By Myra S. Washington

192 pages (approx.), 6 x 9 inches, index

9781496814227 Printed casebinding $65.00S

An exposition of a dynamic, multiracial-racial identity

Myra S. Washington probes the social construction of race through the mixed-race identity of Blasians, people of Black and Asian ancestry. She looks at the construction of the identifier Blasian and how this term went from being undefined to forming a significant role in popular media. Today Blasian has emerged as not just an identity Black/Asian mixedrace people can claim, but also a popular brand within the industry and a signifier in the culture at large. Washington tracks the transformation of Blasian from being an unmentioned category to a recognized status applied to other Blasian figures in media.

Blasians have been neglected as a meaningful category of people in research, despite an extensive history of Black and Asian interactions within the United States and abroad.
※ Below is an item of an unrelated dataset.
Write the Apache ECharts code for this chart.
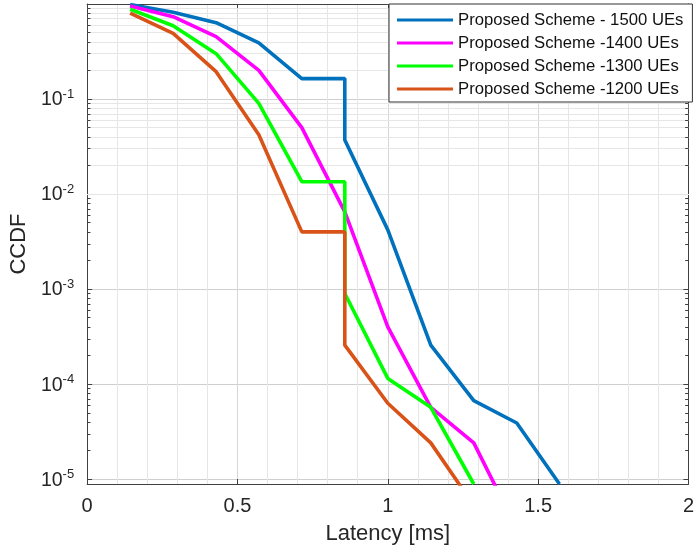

Washington explains that even though Americans have mixed in every way possible, racial mixing is framed in certain ways, which almost always seem to involve Whiteness. Unsurprisingly, media discourses about Blasians mostly conform to usual scripts already created, reproduced, and familiar to audiences about monoracial Blacks and Asians.

In the first book on this subject, Washington regards Blasians as belonging to more than one community, given their multiple histories and experiences. Moving beyond dominant rhetoric, she does not harp on defining or categorizing mixed race, but instead recognizes the multiplicities of Blasians and the process by which they obtain meaning. Washington uses celebrities, including Kimora Lee, Dwayne Johnson, Hines Ward, and Tiger Woods, to highlight how they challenge and destabilize current racial debate, create spaces for themselves, and change the narratives that frame multiracial people. Finally, Washington asserts Blasians as not only evidence for the fluidity of identities, but also for the limitations of reductive racial binaries.

Myra S. Washington, Albuquerque, New Mexico, is assistant professor in the Department of Communication and Journalism at the University of New Mexico. Washington has contributed an essay to the edited collection Introduction to Communication Studies: Translating Communication Scholarship into Meaningful Practice and has published articles in Communication, Culture & Critique and Howard Journal of Communications.